Facebook made some changes to its News Feed following the 2020 US presidential election. In response to the influx of misinformation on the platform, Facebook prioritized the appearance of major news outlets on users’ News Feeds.
Facebook’s Attempt to Avoid Post-Election Chaos
A report by The New York Times revealed that Facebook made an “emergency change” to its News Feed algorithm in the aftermath of the US election. According to the report, this meant deprioritizing sources that spread misleading content about election integrity.
Facebook decided to adjust its ”news ecosystem quality” (NEQ) scores, a system that prioritizes the prevalence of certain news outlets on the platform. Mark Zuckerberg, Facebook’s CEO, approved the adjustment after more users began engaging with potentially false content from right-wing outlets.
This change increased the scores for mainstream outlets like The New York Times, CNN, and NPR, which made them show up more often on users’ feeds.
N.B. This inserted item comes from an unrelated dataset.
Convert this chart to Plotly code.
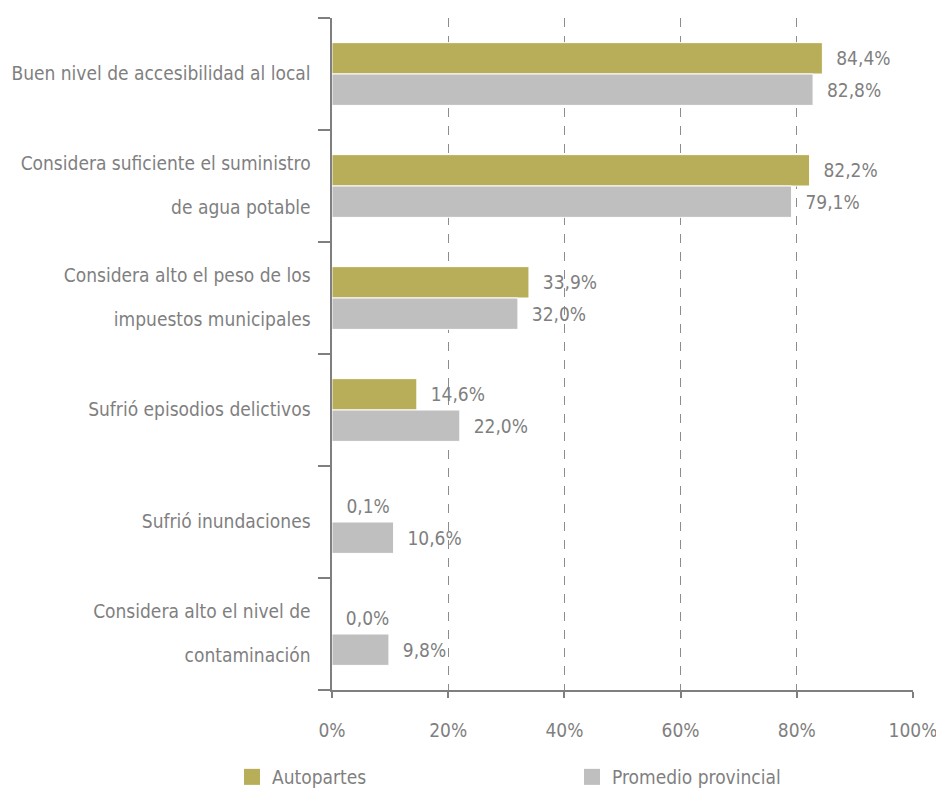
import plotly.graph_objects as go

# Data
categorias = [
    "Buen nivel de accesibilidad al local",
    "Considera suficiente el suministro<br><br>de agua potable",
    "Considera alto el peso de los<br><br>impuestos municipales",
    "Sufrió episodios delictivos",
    "Sufrió inundaciones",
    "Considera alto el nivel de<br><br>contaminación",
]
autopartes = [84.4, 82.2, 33.9, 14.6, 0.1, 0.0]
promedio = [82.8, 79.1, 32.0, 22.0, 10.6, 9.8]
x_ticks = [0, 20, 40, 60, 80, 100]
x_ticklabels = ["0%", "20%", "40%", "60%", "80%", "100%"]

FONT = "Liberation Sans Narrow, DejaVu Sans Condensed, Arial Narrow, sans-serif"
GREY_TXT = "#7f7f7f"
GOLD = "#b8ad58"
GREY_BAR = "#bfbfbf"

# page body has an 8px margin, so the figure is 8px smaller than the window
W, H = 936, 782


def big(t):
    # tick font is 17 (tighter line spacing), glyphs drawn at 19
    return "<br>".join(
        f"<span style='font-size:19px'>{p}</span>" if p else "" for p in t.split("<br>")
    )


fig = go.Figure()
fig.add_trace(go.Bar(
    y=categorias, x=autopartes, orientation="h", name="Autopartes",
    marker=dict(color=GOLD, line=dict(color="white", width=1)),
    text=autopartes, texttemplate="  %{x:.1f}%", textposition="outside",
    textfont=dict(color=GREY_TXT, size=19, family=FONT), cliponaxis=False,
    showlegend=False,
))
fig.add_trace(go.Bar(
    y=categorias, x=promedio, orientation="h", name="Promedio provincial",
    marker=dict(color=GREY_BAR, line=dict(color="white", width=1)),
    text=promedio, texttemplate="  %{x:.1f}%", textposition="outside",
    textfont=dict(color=GREY_TXT, size=19, family=FONT), cliponaxis=False,
    showlegend=False,
))
# legend entries with bigger square swatches, one legend each
for nombre, color, leg in [("Autopartes", GOLD, "legend"),
                           ("Promedio provincial", GREY_BAR, "legend2")]:
    fig.add_trace(go.Scatter(
        x=[None], y=[None], mode="markers", name=nombre, legend=leg,
        marker=dict(symbol="square", size=17, color=color),
    ))

leg_common = dict(orientation="h", xanchor="left", yref="container", xref="container",
                  y=(H - 769) / H, yanchor="middle",
                  font=dict(size=19, color=GREY_TXT, family=FONT))

fig.update_layout(
    width=W, height=H,
    margin=dict(l=324, r=31, t=10, b=100, autoexpand=False),
    plot_bgcolor="white", paper_bgcolor="white",
    barmode="group", bargap=0.44, bargroupgap=0,
    separators=",.",
    font=dict(family=FONT, size=19, color=GREY_TXT),
    legend=dict(x=224 / W, **leg_common),
    legend2=dict(x=564 / W, **leg_common),
    uniformtext=dict(mode="show", minsize=10),
)
fig.update_xaxes(
    range=[0, 100], tickvals=x_ticks, ticktext=x_ticklabels,
    showgrid=True, gridcolor="#8c8c8c", griddash="dash", gridwidth=1,
    showline=True, linecolor="#7f7f7f", linewidth=2,
    ticks="outside", ticklen=6, tickcolor="#7f7f7f", tickwidth=2,
    ticklabelstandoff=16, zeroline=False, automargin=False,
)
fig.update_yaxes(
    autorange="reversed", tickson="boundaries",
    categoryorder="array", categoryarray=categorias,
    tickvals=categorias, ticktext=[big(c) for c in categorias],
    tickfont=dict(size=17),
    showline=True, linecolor="#7f7f7f", linewidth=2,
    ticks="outside", ticklen=12, tickcolor="#7f7f7f", tickwidth=2,
    ticklabelstandoff=16, showgrid=False, automargin=False,
)

fig.write_html("out.html")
Conversely, it made sure that smaller, “hyperpartisan” publications, such as Occupy Democrats and Breitbart, were less prominent.
In case you were wondering whether the changes to the News Feed algorithm are here to stay, they’re not. Guy Rosen, Facebook’s vice president of integrity, explained to The New York Times that “there has never been a plan to make these permanent.”
Facebook’s goal was to make the post-election News Feed less divisive. The platform has been planning its response to potential Election Day chaos months ahead of the election, and it seems that it actually had to utilize one of its emergency measures.
Facebook has also taken plenty of other steps to curb election misinformation before, during, and after the presidential election. When it was hit with President Trump’s premature declarations of a false victory, it immediately shut down his post.
How Well Did Facebook Manage the 2020 Election?
Facebook was criticized in the past for its handling of presidential elections, as it allowed misinformation to run rampant. This backlash drove Facebook to change its approach to elections, which is why the platform has executed such an aggressive response to the 2020 election.
Facebook isn’t the only social media platform that has employed bold measures to counteract misinformation. Twitter also rolled out an arsenal of weapons to combat misleading content throughout the election, and some of those measures are remaining permanently on the platform. As it stands, it seems that warning labels on Twitter aren’t going anywhere.
You’ll now see a warning label when you try to Like a Tweet with disputed content.